===== Information provided

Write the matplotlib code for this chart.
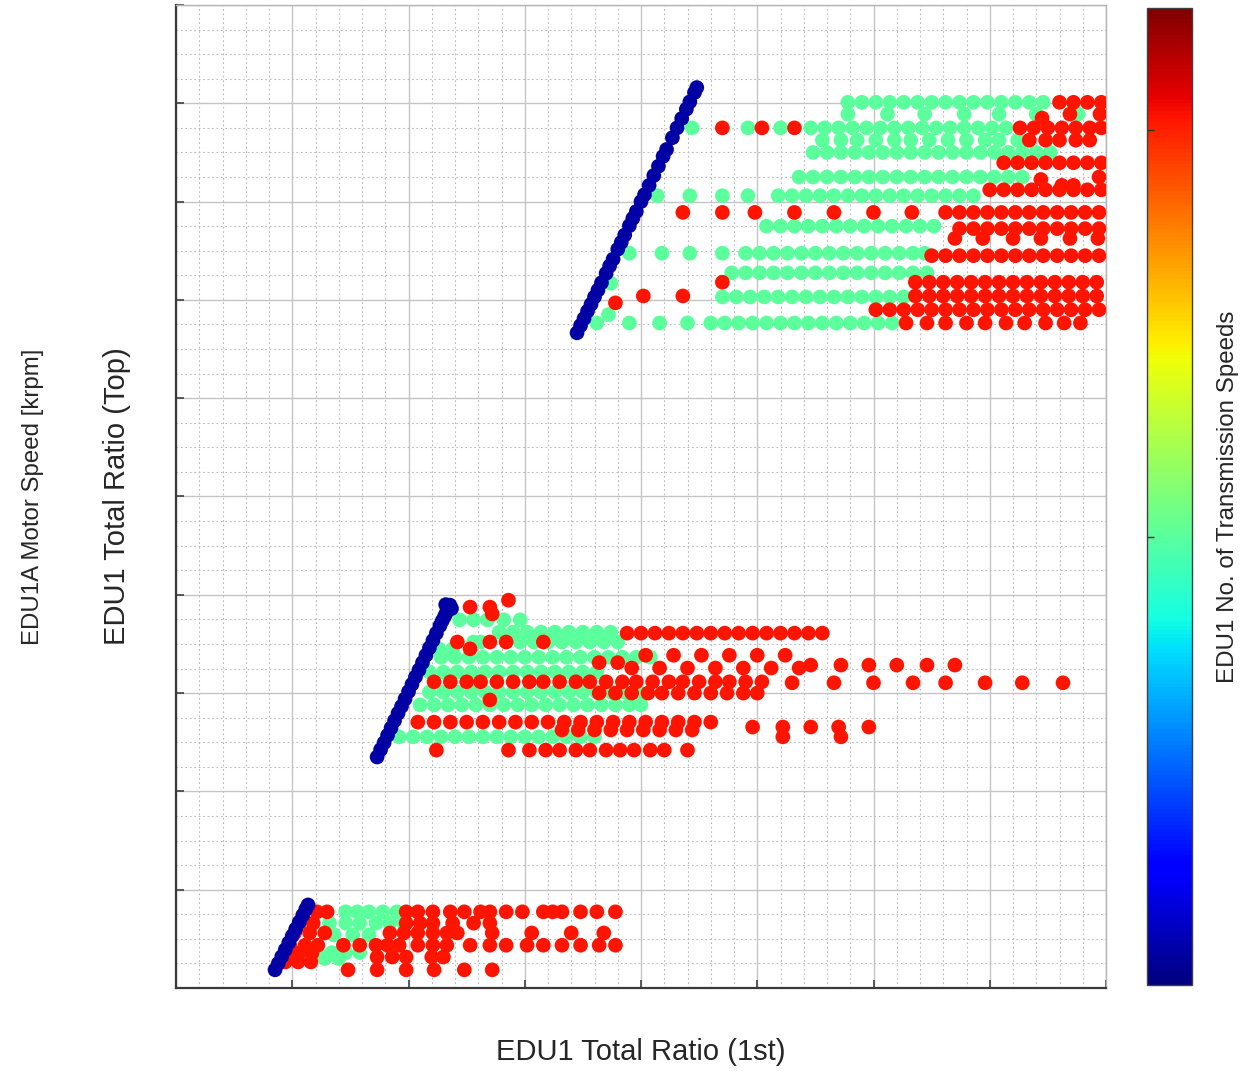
import numpy as np
import matplotlib
matplotlib.use("Agg")
import matplotlib.pyplot as plt
from matplotlib.ticker import MultipleLocator, NullFormatter
from matplotlib.colors import Normalize
from matplotlib.cm import ScalarMappable

plt.rcParams["font.family"] = ["Liberation Sans", "DejaVu Sans"]

# ---------------------------------------------------------------------------
# Configurations with a single transmission speed (1st ratio == top ratio line)
# ---------------------------------------------------------------------------
one_speed_x = [4.26, 4.40, 4.55, 4.70, 4.85, 5.00, 5.15, 5.30, 5.45, 5.58, 5.68,
               8.65, 8.80, 8.95, 9.10, 9.25, 9.40, 9.55, 9.70, 9.85, 10.00, 10.15,
               10.30, 10.45, 10.60, 10.75, 10.90, 11.05, 11.20, 11.35, 11.45, 11.55,
               11.60, 11.62, 11.70, 11.78, 11.85,
               17.25, 17.40, 17.55, 17.70, 17.85, 18.00, 18.15, 18.30, 18.50, 18.65,
               18.80, 19.00, 19.15, 19.30, 19.50, 19.65, 19.80, 20.00, 20.15, 20.35,
               20.55, 20.75, 20.95, 21.10, 21.35, 21.55, 21.75, 21.95, 22.10, 22.30,
               22.40]
one_speed_y = [0.37, 0.50, 0.64, 0.78, 0.92, 1.06, 1.20, 1.34, 1.48, 1.60, 1.69,
               4.70, 4.85, 4.99, 5.14, 5.29, 5.44, 5.59, 5.73, 5.88, 6.03, 6.18,
               6.33, 6.47, 6.62, 6.77, 6.92, 7.07, 7.22, 7.37, 7.47, 7.56,
               7.80, 7.63, 7.71, 7.79, 7.72,
               13.33, 13.48, 13.62, 13.77, 13.91, 14.06, 14.20, 14.35, 14.54, 14.69,
               14.83, 15.03, 15.17, 15.32, 15.51, 15.66, 15.80, 16.00, 16.14, 16.33,
               16.53, 16.72, 16.92, 17.06, 17.30, 17.50, 17.69, 17.88, 18.03, 18.22,
               18.32]

# ---------------------------------------------------------------------------
# Two-speed configurations, grouped by top-ratio level
# ---------------------------------------------------------------------------
two_speed_levels = [18.02, 17.78, 17.50, 17.25, 17.00, 16.50, 16.12, 15.50, 14.95,
                    14.55, 14.34, 14.06, 13.70, 13.53,
                    7.49, 7.24, 7.04, 6.90, 6.73, 6.43, 6.02, 5.76, 5.11,
                    1.55, 1.32, 1.08, 0.72, 0.60]
two_speed_first = [
    [28.9, 29.5, 30.1, 30.7, 31.3, 31.9, 32.5, 33.1, 33.7, 34.3, 34.9, 35.5, 36.1, 36.7, 37.3],
    [28.9, 30.6, 32.2, 33.9, 35.4, 37.0, 38.8],
    [22.2, 24.6, 26.0, 27.3, 27.9, 28.5, 29.1, 29.7, 30.3, 30.9, 31.5, 32.1, 32.7, 33.3, 33.9,
     34.5, 35.1, 35.7],
    [27.8, 28.6, 29.3, 30.1, 30.9, 31.6, 32.4, 33.2, 34.0, 34.8, 35.4, 36.2],
    [27.4, 28.0, 28.6, 29.2, 29.8, 30.4, 31.0, 31.6, 32.2, 32.8, 33.4, 34.0, 34.6, 35.2, 35.8,
     36.4, 37.0, 37.6],
    [26.8, 27.4, 28.0, 28.6, 29.2, 29.8, 30.4, 31.0, 31.6, 32.2, 32.8, 33.4, 34.0, 34.6, 35.2,
     35.8, 36.4],
    [20.7, 22.1, 23.5, 24.6, 25.9, 26.5, 27.1, 27.7, 28.3, 28.9, 29.5, 30.1, 30.7, 31.3, 31.9,
     32.5, 33.1, 33.7, 34.3],
    [25.4, 26.0, 26.6, 27.2, 27.8, 28.4, 29.0, 29.6, 30.2, 30.8, 31.4, 32.0, 32.6],
    [19.5, 20.9, 22.1, 23.5, 24.5, 25.1, 25.7, 26.3, 26.9, 27.5, 28.1, 28.7, 29.3, 29.9, 30.5,
     31.1, 31.7, 32.2],
    [23.9, 24.5, 25.1, 25.7, 26.3, 26.9, 27.5, 28.1, 28.7, 29.3, 29.9, 30.5, 31.1, 31.7, 32.3],
    [18.7],
    [23.5, 24.1, 24.7, 25.3, 25.9, 26.5, 27.1, 27.7, 28.3, 28.9, 29.5, 30.1, 30.7, 31.3],
    [18.6],
    [18.1, 19.5, 20.8, 22.0, 23.0, 23.6, 24.2, 24.8, 25.4, 26.0, 26.6, 27.2, 27.8, 28.4, 29.0,
     29.6, 30.2, 30.8],
    [12.2, 12.8, 13.4, 14.1, 14.8],
    [13.9, 14.5, 15.1, 15.7, 16.3, 16.9, 17.5, 18.1, 18.7],
    [12.8, 13.1, 14.8, 15.4, 16.0, 16.6, 17.2, 17.8, 18.4, 19.0],
    [11.3, 11.9],
    [11.4, 12.0, 12.6, 13.2, 13.8, 14.4, 15.0, 15.6, 16.2, 16.8, 17.4, 18.0, 18.6, 19.2, 19.8,
     20.4],
    [10.9, 11.5, 12.1, 12.7, 13.3, 13.9, 14.5, 15.1, 15.7, 16.3, 16.9, 17.5, 18.1],
    [10.9, 11.5, 12.1, 12.7, 13.3, 13.9, 14.5, 15.1, 15.7, 16.3, 16.9, 17.5, 18.1, 18.7, 19.3,
     19.9],
    [10.5, 11.1, 11.7, 12.3, 12.9, 13.5, 14.1, 14.7, 15.3, 15.9, 16.5, 17.1, 17.7, 18.3, 18.9,
     19.5, 20.0],
    [9.6, 10.2, 10.8, 11.4, 12.0, 12.6, 13.2, 13.8, 14.4, 15.0, 15.6, 16.2, 16.8, 17.4, 18.0],
    [7.3, 7.8, 8.3, 8.9, 9.5],
    [6.6, 7.3, 7.9, 8.6, 9.2, 9.8],
    [6.8, 7.6, 8.3],
    [6.1, 6.7, 7.3, 7.9],
    [6.4, 7.0],
]

# ---------------------------------------------------------------------------
# Three-speed configurations, grouped by top-ratio level
# ---------------------------------------------------------------------------
three_speed_levels = [18.02, 17.70, 17.78, 17.50, 17.25, 16.79, 16.45, 16.33, 16.50, 16.24,
                      15.78, 15.45, 15.25, 14.90, 14.36, 14.08, 13.94, 13.80, 13.53,
                      7.89, 7.75, 7.61, 7.22, 7.04, 6.90, 6.77, 6.62, 6.51, 6.57, 6.23,
                      6.21, 6.00, 5.86, 5.41, 5.25, 5.31, 5.11, 4.84,
                      1.55, 1.32, 1.12, 0.87, 0.71, 0.53, 0.63, 0.37]
three_speed_first = [
    [38.0, 38.6, 39.2, 39.8],
    [37.25],
    [38.45, 39.74],
    [23.5, 25.2, 26.6, 36.3, 36.9, 37.5, 38.1, 38.7, 39.3, 39.8],
    [36.7, 37.4, 38.0, 38.7, 39.3],
    [35.6, 36.2, 36.8, 37.4, 38.0, 38.6, 39.2, 39.8],
    [37.2],
    [38.1, 38.6],
    [39.7],
    [35.0, 35.6, 36.2, 36.8, 37.4, 38.0, 38.6, 39.2, 39.8],
    [21.8, 23.5, 24.9, 26.6, 28.3, 30.0, 31.65, 33.1, 33.7, 34.3, 34.9, 35.5, 36.1, 36.7, 37.3,
     37.9, 38.5, 39.1, 39.7],
    [33.7, 34.3, 34.9, 35.5, 36.1, 36.7, 37.3, 37.9, 38.5, 39.1, 39.7],
    [33.5, 34.7, 36.0, 37.2, 38.45, 39.65],
    [32.5, 33.1, 33.7, 34.3, 34.9, 35.5, 36.1, 36.7, 37.3, 37.9, 38.5, 39.1, 39.7],
    [23.5, 31.8, 32.4, 33.0, 33.6, 34.2, 34.8, 35.4, 36.0, 36.6, 37.2, 37.8, 38.4, 39.0, 39.6],
    [20.1, 21.8, 31.8, 32.4, 33.0, 33.6, 34.2, 34.8, 35.4, 36.0, 36.6, 37.2, 37.8, 38.4, 39.0,
     39.6],
    [18.9],
    [30.1, 30.7, 31.3, 31.9, 32.5, 33.1, 33.7, 34.3, 34.9, 35.5, 36.1, 36.7, 37.3, 37.9, 38.5,
     39.1, 39.7],
    [31.4, 32.3, 33.1, 34.0, 34.8, 35.7, 36.5, 37.4, 38.2, 38.9],
    [14.3],
    [12.65, 13.5],
    [13.6],
    [19.4, 20.0, 20.6, 21.2, 21.8, 22.4, 23.0, 23.6, 24.2, 24.8, 25.4, 26.0, 26.6, 27.2, 27.8],
    [12.1, 13.5, 14.2, 15.8],
    [12.65],
    [20.2, 21.4, 22.6, 23.8, 25.0, 26.2],
    [18.2, 19.0],
    [19.6, 20.8, 22.0, 23.2, 24.4, 25.6, 26.8],
    [27.3, 28.6, 29.8, 31.0, 32.3, 33.5],
    [11.1, 11.8, 12.5, 13.1, 13.8, 14.5, 15.2, 15.8, 16.5, 17.2, 17.8, 18.5, 19.2, 19.8, 20.5,
     21.2, 21.8, 22.5, 23.2, 23.8, 24.5, 25.2],
    [26.5, 28.3, 30.0, 31.7, 33.1, 34.8, 36.4, 38.15],
    [18.2, 18.9, 19.6, 20.3, 20.9, 21.6, 22.3, 23.0, 23.7, 24.4, 25.0],
    [13.5],
    [10.4, 11.1, 11.8, 12.5, 13.2, 13.9, 14.6, 15.3, 16.0, 16.7, 17.4, 18.1, 18.8, 19.5, 20.2,
     20.9, 21.6, 22.3, 23.0],
    [16.6, 17.3, 18.0, 18.7, 19.4, 20.1, 20.8, 21.5, 22.2],
    [24.8, 26.1, 27.3, 28.5, 29.8],
    [26.1, 28.6],
    [11.2, 14.3, 15.2, 15.9, 16.5, 17.2, 17.8, 18.5, 19.1, 19.7, 20.4, 21.0, 22.0],
    [6.06, 6.5, 9.9, 10.4, 11.05, 11.8, 12.4, 13.1, 13.5, 14.2, 14.9, 15.8, 16.2, 16.6, 17.4,
     18.1, 18.9],
    [5.3, 5.9, 9.9, 10.5, 11.05, 11.9, 12.8, 13.5],
    [5.1, 5.75, 6.4, 9.2, 9.8, 10.4, 11.05, 11.65, 12.1, 13.6, 15.3, 17.0, 18.4],
    [4.9, 5.55, 6.1, 7.2, 7.9, 8.6, 9.1, 9.6, 10.4, 11.05, 11.65, 12.65, 13.5, 14.2, 15.1, 15.8,
     16.6, 17.4, 18.2, 18.9],
    [4.8, 5.3, 5.85],
    [4.7, 5.25, 5.8],
    [8.65, 9.3, 9.9, 11.0, 11.5],
    [7.4, 8.65, 9.9, 11.1, 12.4, 13.6],
]

n_speeds = [1, 2, 3]


def flatten(levels, rows):
    xs = np.concatenate([np.asarray(r, float) for r in rows])
    ys = np.concatenate([np.full(len(r), lv) for lv, r in zip(levels, rows)])
    return xs, ys


x2, y2 = flatten(two_speed_levels, two_speed_first)
x3, y3 = flatten(three_speed_levels, three_speed_first)
x1, y1 = np.asarray(one_speed_x), np.asarray(one_speed_y)

# draw order: two-speed, three-speed, then single-speed on top
xs = np.concatenate([x2, x3, x1])
ys = np.concatenate([y2, y3, y1])
cs = np.concatenate([np.full(len(x2), n_speeds[1]),
                     np.full(len(x3), n_speeds[2]),
                     np.full(len(x1), n_speeds[0])])

fig = plt.figure(figsize=(12.6, 10.71), dpi=100)
ax = fig.add_axes([176 / 1260, 83 / 1071, 930 / 1260, 983 / 1071])
cax = fig.add_axes([1147 / 1260, 86 / 1071, 45 / 1260, 977 / 1071])

norm = Normalize(vmin=0.9, vmax=3.3)
ax.scatter(xs, ys, c=cs, cmap=plt.get_cmap("jet", 64), norm=norm, s=112,
           linewidths=0, zorder=3)

ax.set_xlim(0, 40)
ax.set_ylim(0, 20)
ax.xaxis.set_major_locator(MultipleLocator(5))
ax.xaxis.set_minor_locator(MultipleLocator(1))
ax.yaxis.set_major_locator(MultipleLocator(2))
ax.yaxis.set_minor_locator(MultipleLocator(0.5))
ax.xaxis.set_major_formatter(NullFormatter())
ax.yaxis.set_major_formatter(NullFormatter())
ax.grid(which="major", color="#c4c4c4", linewidth=1.0, linestyle="-", zorder=0)
ax.grid(which="minor", color="#b8b8b8", linewidth=0.8, linestyle=(0, (1.5, 2.5)), zorder=0)
ax.set_axisbelow(True)
ax.tick_params(which="major", direction="in", length=6, width=1.2, color="#404040")
ax.tick_params(which="minor", length=0)
for side in ("left", "bottom"):
    ax.spines[side].set_color("#3a3a3a")
    ax.spines[side].set_linewidth(1.6)
for side in ("top", "right"):
    ax.spines[side].set_color("#b4b4b4")
    ax.spines[side].set_linewidth(1.0)

ax.set_xlabel("EDU1 Total Ratio (1st)", fontsize=21, color="#262626")
ax.xaxis.label.set_va("center")
ax.xaxis.set_label_coords(0.5, -0.065)
ax.set_ylabel("EDU1 Total Ratio (Top)", fontsize=21, color="#262626")
ax.yaxis.label.set_va("center")
ax.yaxis.set_label_coords(-0.0634, 0.5)
ax.text(-0.1538, 0.5, "EDU1A Motor Speed [krpm]", transform=ax.transAxes,
        rotation=90, ha="center", va="center", fontsize=17.3, color="#262626")

# smooth colour scale for the bar
cb = fig.colorbar(ScalarMappable(norm=norm, cmap="jet"), cax=cax, ticks=[2, 3])
cb.ax.yaxis.set_major_formatter(NullFormatter())
cb.ax.yaxis.set_ticks_position("left")
cb.ax.tick_params(direction="in", length=5, width=1.0, color="#303030")
cb.outline.set_edgecolor("#404040")
cb.outline.set_linewidth(1.0)
cb.set_label("EDU1 No. of Transmission Speeds", fontsize=17.4, color="#262626")
cb.ax.yaxis.set_label_position("right")
cb.ax.yaxis.label.set_va("center")
cb.ax.yaxis.set_label_coords(1.8, 0.5)

fig.savefig("out.png", dpi=100, facecolor="white")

==========

* **Work instructions**
Pick every line with "matplotlib" in it and copy it.

* **Answer for the task**
Write the matplotlib code for this chart.
import matplotlib
matplotlib.use("Agg")
import matplotlib.pyplot as plt
from matplotlib.ticker import MultipleLocator, NullFormatter
from matplotlib.colors import Normalize
from matplotlib.cm import ScalarMappable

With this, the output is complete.